CHRIS Cave was killed because he was a good man who lived in the wrong place.
A place described in court as where too many young men binge on drink and drugs, terrorising the good people on the estate, and where young adults trying to make a life for themselves are given flats, only for bored bullies to attempt to turn them into drug dens.
A place where someone thoroughly decent like 17-year-old Chris can be stabbed through the heart, simply for turning away a virtual stranger - a drug-using, drunken stranger - from his friend's door in the small hours of the morning.
The gang that once marauded through The Lakes Estate in Redcar, east Cleveland, are a lot quieter now, according to Chris's mother, Theresa.
That may be because wild, immature, drug and drink binger Sean Matson is no longer among them.
It may also be because of the shame of what happened to Chris.
Even so, three-year-old Thomas, Chris's brother, has told his mother and grandmother, Betty, he does not want to grow up on the estate, because "the man will kill him".
Mrs Cave is trying to leave The Lakes to protect Thomas - but also to start a new life for herself, away from the memory of finding her son dead 20 yards from her home in Burnmoor Close.
She remembers being woken that night in June, rushing outside and finding what she describes as "a circus" on the green in front of the home of Danny Armstrong, Chris's friend.
"I screamed through the line of bobbies, shouting that I was his mother," she says.
"I was expecting to find Chris upstairs with a bandage on his head. But as I started through the door I saw Chris on the stairs staring at me, no shirt on, a wound in his heart. I screamed to the ambulancemen, 'he's dead, he's dead.' I knew straight away. He was looking right at me, as if to say, 'Mam, look'."

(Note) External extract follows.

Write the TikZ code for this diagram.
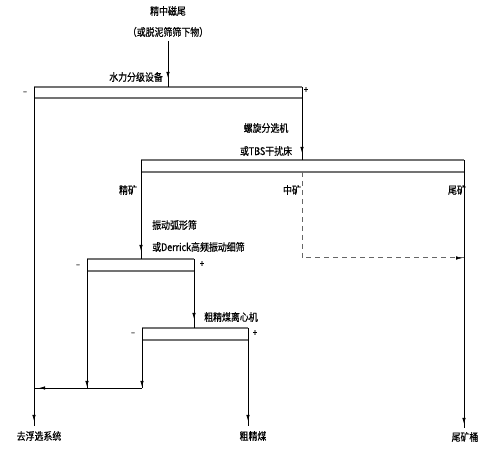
\documentclass[tikz,border=0pt]{standalone}
\usepackage{fontspec}
\newfontfamily\cjk[FakeStretch=0.85,FakeBold=0.6]{Noto Sans CJK SC}
\usetikzlibrary{arrows.meta,decorations.markings}
\tikzset{
  lbl/.style={font=\cjk\fontsize{10.5}{12}\selectfont, inner sep=0pt},
  sgn/.style={font=\cjk\fontsize{9}{10}\selectfont, inner sep=0pt},
  flow/.style={draw=black, line width=0.8pt},
  boxline/.style={draw=gray!90!black, line width=1.2pt},
  boxside/.style={draw=black, line width=0.8pt},
  dflow/.style={draw=gray!80!black, line width=1pt, dash pattern=on 5pt off 4pt},
  arrowat/.style={postaction={decorate},decoration={markings,
     mark=at position #1 with {\arrow{Latex[length=6pt,width=3.5pt]}}}}
}
\begin{document}
\begin{tikzpicture}[x=1pt,y=-1pt]
\useasboundingbox (0,0) rectangle (491,449);
% texts
\node[lbl] (t1) at (168,11) {精中磁尾};
\node[lbl] (t2) at (168,32) {（或脱泥筛筛下物）};
\coordinate (feed) at (168,41);
% Box 1
\coordinate (b1tl) at (34,87); \coordinate (b1tr) at (302,87);
\coordinate (b1ml) at (34,98); \coordinate (b1mr) at (302,98);
\coordinate (b1in) at (168,87);
\node[lbl,anchor=east] (l1) at (163,77) {水力分级设备};
\node[sgn] (m1) at (25,93) {–};
\node[sgn] (p1) at (306,90) {+};
% Box 2
\coordinate (b2tl) at (141,160); \coordinate (b2tr) at (464,160);
\coordinate (b2ml) at (141,172); \coordinate (b2mr) at (464,172);
\coordinate (b2in) at (302,160);
\coordinate (b2mid) at (302,172);
\node[lbl] (l2a) at (266,128) {螺旋分选机};
\node[lbl] (l2b) at (266,151) {或TBS干扰床};
\node[lbl] (jk) at (128,190) {精矿};
\node[lbl] (zk) at (292,190) {中矿};
\node[lbl] (wk) at (457,190) {尾矿};
% Box 3
\coordinate (b3tl) at (87,259); \coordinate (b3tr) at (194,259);
\coordinate (b3ml) at (87,271); \coordinate (b3mr) at (194,271);
\coordinate (b3in) at (141,259);
\node[lbl,anchor=west] (l3a) at (152,225) {振动弧形筛};
\node[lbl,anchor=west] (l3b) at (152,247) {或Derrick高频振动细筛};
\node[sgn] (m3) at (78,266) {–};
\node[sgn] (p3) at (202,264) {+};
% Box 4
\coordinate (b4tl) at (142,328); \coordinate (b4tr) at (248,328);
\coordinate (b4ml) at (142,340); \coordinate (b4mr) at (248,340);
\coordinate (b4in) at (194,328);
\node[lbl,anchor=west] (l4) at (204,317) {粗精煤离心机};
\node[sgn] (m4) at (133,334) {–};
\node[sgn] (p4) at (255,333) {+};
% collection and outputs
\coordinate (c4) at (142,388);
\coordinate (c3) at (87,388);
\coordinate (c1) at (34,388);
\coordinate (o1) at (34,426);
\coordinate (o4) at (248,426);
\coordinate (o2) at (464,428);
\coordinate (dc) at (302,258);
\coordinate (dr) at (464,258);
\node[lbl] (out1) at (39,436) {去浮选系统};
\node[lbl] (out2) at (253,436) {粗精煤};
\node[lbl] (out3) at (465,437) {尾矿桶};
% box horizontals
\draw[boxline] (b1tl) -- (b1tr); \draw[boxline] (b1ml) -- (b1mr);
\draw[boxline] (b2tl) -- (b2tr); \draw[boxline] (b2ml) -- (b2mr);
\draw[boxline] (b3tl) -- (b3tr); \draw[boxline] (b3ml) -- (b3mr);
\draw[boxline] (b4tl) -- (b4tr); \draw[boxline] (b4ml) -- (b4mr);
% box sides
\draw[boxside] (b1tl) -- (b1ml); \draw[boxside] (b1tr) -- (b1mr);
\draw[boxside] (b2tl) -- (b2ml); \draw[boxside] (b2tr) -- (b2mr);
\draw[boxside] (b3tl) -- (b3ml); \draw[boxside] (b3tr) -- (b3mr);
\draw[boxside] (b4tl) -- (b4ml); \draw[boxside] (b4tr) -- (b4mr);
% flows
\draw[flow,arrowat=-9pt] (feed) -- (b1in);
\draw[flow,arrowat=-7pt] (b1mr) -- (b2in);
\draw[flow,arrowat=-8pt] (b2ml) -- (b3in);
\draw[flow,arrowat=-9pt] (b3mr) -- (b4in);
\draw[flow,arrowat=-1pt] (b3ml) -- (c3);
\draw[flow,arrowat=-1pt] (b4ml) -- (c4);
\draw[flow,arrowat=-5pt] (c4) -- (c1);
\draw[flow,arrowat=-5pt] (b1ml) -- (o1);
\draw[flow,arrowat=-5pt] (b4mr) -- (o4);
\draw[flow,arrowat=-4pt] (b2mr) -- (o2);
\draw[dflow] (b2mid) -- (dc) -- (dr);
\path[arrowat=-2pt] (dc) -- (dr);
\end{tikzpicture}
\end{document}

She says she hopes the image of her dead son will live with Matson for the rest of his life, as it will with her.
Shortly after Chris's body was taken to Middlesbrough General Hospital, she was led to his hospital room.

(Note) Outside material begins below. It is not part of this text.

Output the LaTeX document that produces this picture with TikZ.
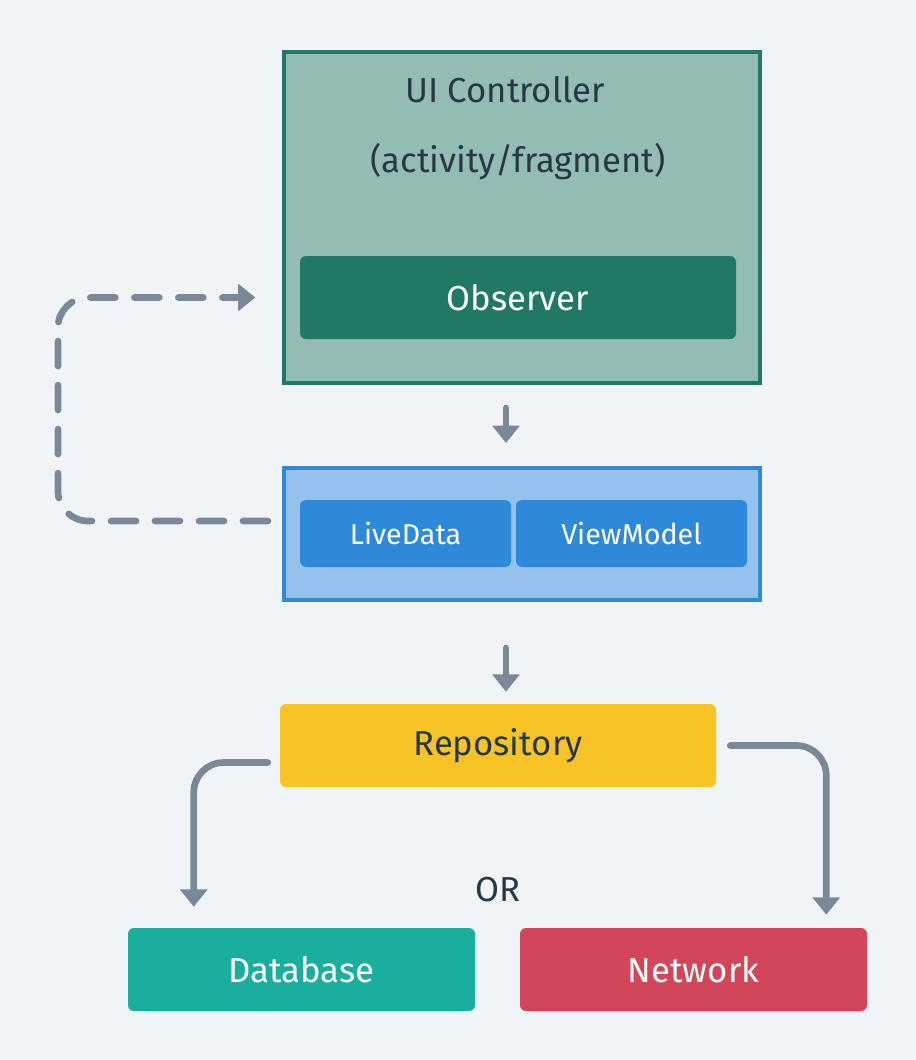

At her insistence, a Catholic priest was summoned from nearby Sacred Heart Church to administer the last rites.
She then unzipped her son from his body bag and hugged him, inadvertently feeling the wounds made by the kitchen knife that killed him.
She felt as if she was in a nightmare - a nightmare she is still struggling to wake from.

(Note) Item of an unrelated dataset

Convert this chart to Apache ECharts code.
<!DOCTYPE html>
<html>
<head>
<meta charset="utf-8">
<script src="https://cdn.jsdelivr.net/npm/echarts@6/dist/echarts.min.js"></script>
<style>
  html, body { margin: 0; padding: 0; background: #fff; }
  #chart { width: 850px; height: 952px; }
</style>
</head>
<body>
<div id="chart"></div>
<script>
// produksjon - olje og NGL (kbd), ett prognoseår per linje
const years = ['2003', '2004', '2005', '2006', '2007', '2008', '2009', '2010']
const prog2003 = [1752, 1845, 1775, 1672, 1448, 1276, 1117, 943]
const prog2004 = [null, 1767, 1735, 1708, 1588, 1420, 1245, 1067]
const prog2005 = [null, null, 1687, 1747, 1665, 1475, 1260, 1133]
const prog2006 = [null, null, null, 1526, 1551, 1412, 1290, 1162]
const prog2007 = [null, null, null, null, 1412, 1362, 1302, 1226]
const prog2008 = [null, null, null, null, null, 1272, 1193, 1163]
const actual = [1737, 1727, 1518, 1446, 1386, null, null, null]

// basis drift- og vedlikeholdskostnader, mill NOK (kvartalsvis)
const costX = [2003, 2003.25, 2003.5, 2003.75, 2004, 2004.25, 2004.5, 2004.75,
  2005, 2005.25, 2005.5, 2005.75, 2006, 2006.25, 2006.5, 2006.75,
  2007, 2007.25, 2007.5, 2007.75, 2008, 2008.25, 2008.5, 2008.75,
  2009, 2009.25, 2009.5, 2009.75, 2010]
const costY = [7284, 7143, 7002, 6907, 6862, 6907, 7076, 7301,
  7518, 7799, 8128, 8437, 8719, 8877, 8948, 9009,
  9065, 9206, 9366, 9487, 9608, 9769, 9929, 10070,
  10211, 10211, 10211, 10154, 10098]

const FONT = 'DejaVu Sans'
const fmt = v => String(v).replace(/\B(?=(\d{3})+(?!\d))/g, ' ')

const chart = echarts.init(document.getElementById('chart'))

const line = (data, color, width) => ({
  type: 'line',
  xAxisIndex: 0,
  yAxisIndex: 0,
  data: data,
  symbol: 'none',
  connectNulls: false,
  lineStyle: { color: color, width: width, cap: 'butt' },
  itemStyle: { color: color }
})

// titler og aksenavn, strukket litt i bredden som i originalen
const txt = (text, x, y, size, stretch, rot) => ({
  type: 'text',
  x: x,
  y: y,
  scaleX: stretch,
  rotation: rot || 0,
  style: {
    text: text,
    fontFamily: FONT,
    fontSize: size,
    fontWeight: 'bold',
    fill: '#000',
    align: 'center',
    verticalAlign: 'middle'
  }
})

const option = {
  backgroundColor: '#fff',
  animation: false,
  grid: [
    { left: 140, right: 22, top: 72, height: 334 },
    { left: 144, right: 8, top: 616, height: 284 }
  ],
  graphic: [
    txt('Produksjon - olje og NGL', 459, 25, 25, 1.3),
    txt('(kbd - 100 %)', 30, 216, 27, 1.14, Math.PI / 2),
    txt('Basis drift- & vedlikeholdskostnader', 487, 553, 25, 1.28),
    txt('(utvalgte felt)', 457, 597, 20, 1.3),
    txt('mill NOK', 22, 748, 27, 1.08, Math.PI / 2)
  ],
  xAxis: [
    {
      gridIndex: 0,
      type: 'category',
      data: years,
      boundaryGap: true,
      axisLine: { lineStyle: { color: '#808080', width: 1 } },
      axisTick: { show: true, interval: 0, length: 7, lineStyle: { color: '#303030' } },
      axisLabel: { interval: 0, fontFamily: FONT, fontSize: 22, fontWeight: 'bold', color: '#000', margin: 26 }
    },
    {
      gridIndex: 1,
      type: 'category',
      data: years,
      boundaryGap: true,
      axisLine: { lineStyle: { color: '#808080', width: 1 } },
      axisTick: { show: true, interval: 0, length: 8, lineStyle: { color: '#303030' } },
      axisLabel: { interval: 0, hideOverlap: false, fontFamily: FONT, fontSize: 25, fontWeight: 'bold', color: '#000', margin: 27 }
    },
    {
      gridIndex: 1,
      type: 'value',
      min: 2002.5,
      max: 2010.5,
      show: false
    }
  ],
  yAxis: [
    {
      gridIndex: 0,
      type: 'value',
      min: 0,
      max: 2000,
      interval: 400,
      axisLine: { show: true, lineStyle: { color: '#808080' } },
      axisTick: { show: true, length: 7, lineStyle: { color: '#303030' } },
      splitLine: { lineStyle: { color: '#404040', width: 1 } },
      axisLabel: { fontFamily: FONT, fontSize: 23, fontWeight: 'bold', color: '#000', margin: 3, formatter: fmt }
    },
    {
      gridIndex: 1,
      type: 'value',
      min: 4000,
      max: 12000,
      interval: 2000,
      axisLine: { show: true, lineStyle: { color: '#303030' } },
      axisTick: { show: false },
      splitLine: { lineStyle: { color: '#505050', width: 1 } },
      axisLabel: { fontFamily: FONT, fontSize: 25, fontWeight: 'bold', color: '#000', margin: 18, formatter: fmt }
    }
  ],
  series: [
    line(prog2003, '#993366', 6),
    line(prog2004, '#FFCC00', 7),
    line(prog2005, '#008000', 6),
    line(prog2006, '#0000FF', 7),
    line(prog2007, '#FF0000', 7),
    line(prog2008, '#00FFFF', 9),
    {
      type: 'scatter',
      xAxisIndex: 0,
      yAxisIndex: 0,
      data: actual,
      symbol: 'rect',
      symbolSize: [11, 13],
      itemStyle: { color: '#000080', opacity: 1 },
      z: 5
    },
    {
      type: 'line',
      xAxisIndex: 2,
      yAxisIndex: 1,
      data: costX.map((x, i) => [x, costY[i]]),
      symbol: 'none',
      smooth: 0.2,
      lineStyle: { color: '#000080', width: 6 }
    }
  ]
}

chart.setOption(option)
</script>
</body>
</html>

She is not alone in mourning the loss of Chris, whose girlfriend, Louise Rigby, 18, is carrying his unborn child.
There are local pensioners, who remember him for cooking and serving them a Christmas meal while he was still at school.
Then there's his friends at youth group Connexions, in Stockton, who remember him trying to help the homeless.
His teachers at Sacred Heart RC School remember him as a thoroughly decent young man who was never in any serious trouble.
His bosses at his first job, selling Sky TV aerials, were so impressed with him, they sent £1,000 towards his funeral.
Not that Chris was an angel.
"He was a terror for the girls," his mother laughs. "He had them queuing up! It got him into trouble sometimes."
Mrs Cave has written many poems and words about the tragedy in her life.
Psychiatrist Catherine Crawford hopes to use many of them in a special book to help others deal with grief.
One poem is addressed to God and signed 'A Mother'. It says: "I know he'll be so frightened, so lost and so alone, please could you send an angel, to guide my baby home."